Días atrás el célebre sociólogo Zygmunt Bauman concedió una entrevista escueta, pero de alta densidad teórica, al diario El País. Con una mirada pesimista de la modernidad, afirma que la crisis de confianza que atraviesa la política a nivel mundial responde a que “las certezas han sido abolidas”. En una época donde los problemas son globales, las instituciones democráticas del Estado-nación carecen de las herramientas para manejar situaciones de interdependencia. La gente deja de creer en el sistema democrático porque no es capaz de cumplir sus promesas.
Dicha reflexión de Bauman dista de ser nueva –no es propósito de esta columna profundizar en su vasta obra- . Sin embargo, cuando decimos que la política está en crisis, ¿hablamos también de una crisis del neoliberalismo? Frente al surgimiento de nuevos levantamientos sociales y configuraciones políticas, y al eterno vaticinio del “derrumbe del modelo”, cabe referirse al pilar básico que sostiene al sistema económico que predomina en el mundo posmoderno.Cabe al menos preguntarse, con cierto tono de esperanza, si será posible levantar en este siglo una nueva racionalidad gubernamental, una nueva arte de gobernar, donde el bienestar no sea medido sólo en términos de PIB per cápita. El desafío para las nuevas generaciones no sólo posible, sino necesario.
En una de sus cátedras magistrales en el Collège de France, el influyente filósofo Michel Foucault describe cómo se fraguó la instalación del modelo neoliberal en la Alemania de la posguerra. En un país devastado, dividido y ocupado, donde no existía consenso que entregase legitimidad jurídica alguna, surge la reflexión política acerca de cómo reestablecer el Estado. Entonces, desde la reflexión de Ludwig Erhard –considerado el padre del milagro alemán– y de la ordoliberal Escuela de Friburgo, se plantea que sólo un Estado que crea y garantice un espacio de libertad puede hablar de manera legítima en nombre del pueblo.

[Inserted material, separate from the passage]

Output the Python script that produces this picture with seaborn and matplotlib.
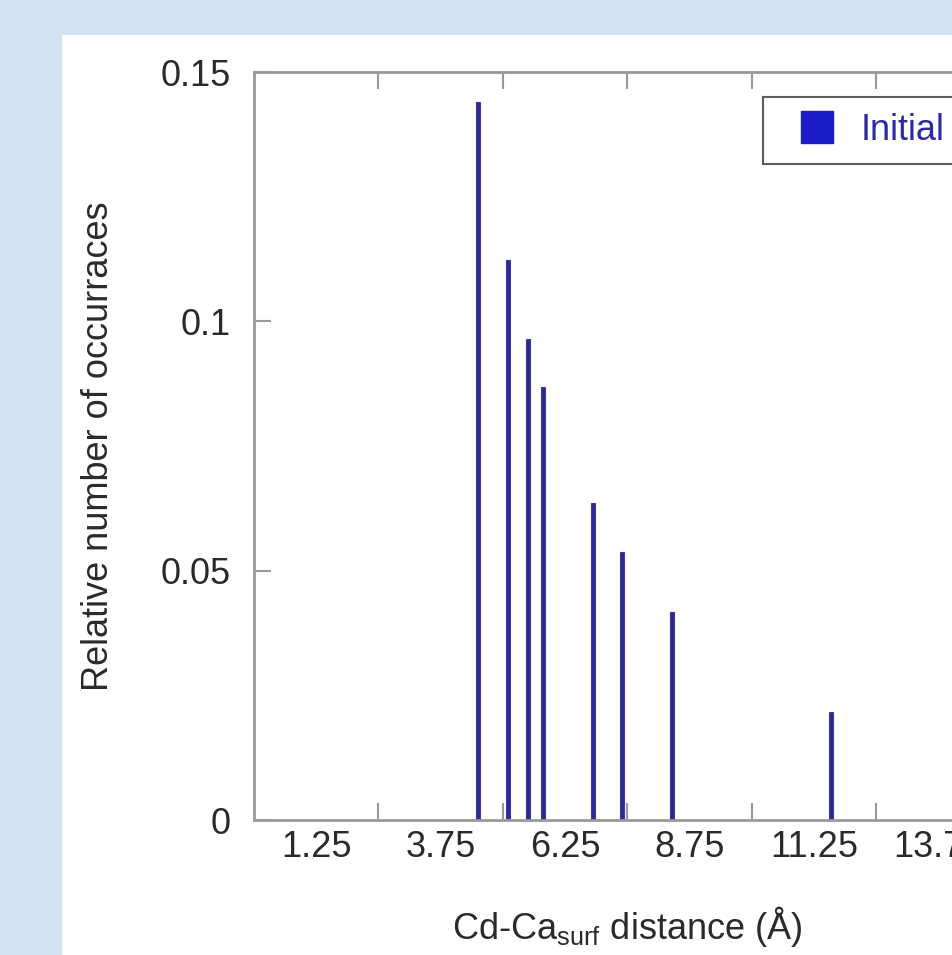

De esta forma, se elimina todo resabio proteccionista keynesiano en la economía, con tal de avanzar progresivamente en la liberalización de los precios, bajo el paradigma de la economía social de mercado. Sólo la configuración de un espacio de libertad en dicho ámbito, con la producción de bienestar ciudadano ligado al crecimiento económico, podía producir de manera simétrica legitimidad al Estado. Y en la medida en que todos los actores sociales y políticos –tanto la CDU como, de manera más lenta, el SPD adhirieron al principio de la subsidiariedad- se sumen a este fin, es posible generar el consenso político que crea derecho público.
Y es ese precisamente el pilar que sostiene el edificio del consenso neoliberal: el bienestar material de los ciudadanos como racionalidad gubernamental, como fin último del arte de gobernar. El sistema político se vuelve garante del crecimiento económico –acumulación capitalista- por la certidumbre que trae a las personas. Y éstas, por su parte y a pesar de la desconfianza que pueden sentir hacia sus autoridades, responden con una percepción de alta satisfacción frente a sus respectivas vidas (62% de los chilenos se sienten cercanos a la total satisfacción personal según encuesta CEP noviembre 2015).
En ese sentido, es este consenso el que genera vicisitudes a la hora de “cambiar el modelo”. Y esto no sólo se expresa en Chile, donde erradamente se ha instalado en el oficialismo el debate entre “realistas” y “sin renuncia”. Se expresa en países como Venezuela o Argentina, donde dichos Estados no lograron ser garantes de la economía y fueron desplazados por experiencia pro libre mercado. O bien en Grecia con el caso de Syriza, coalición que llega al poder para acabar con las medidas de austeridad, pero donde su primer ministro opta por no abandonar el Euro para evitar un colapso económico inmediato.
Lo natural entonces –siguiendo el principio regidor de la racionalidad gubernamental actual- es que se generen nuevas instituciones, más poderosas y eficaces, capaces de reducir la incertidumbre y garantizar dicho espacio de libertad económica. Esto impulsado también por una ciudadanía que demanda más derechos sociales, cuyo financiamiento nace precisamente del crecimiento económico.
El ídolo del siglo XXI pareciera seguir siendo el crecimiento económico, con los efectos devastadores en materia ambiental y profunda desigualdad que trae consigo. Cabe al menos preguntarse, con cierto tono de esperanza, si será posible levantar en este siglo una nueva racionalidad gubernamental, una nueva arte de gobernar, donde el bienestar no sea medido sólo en términos de PIB per cápita. El desafío para las nuevas generaciones no sólo posible, sino necesario.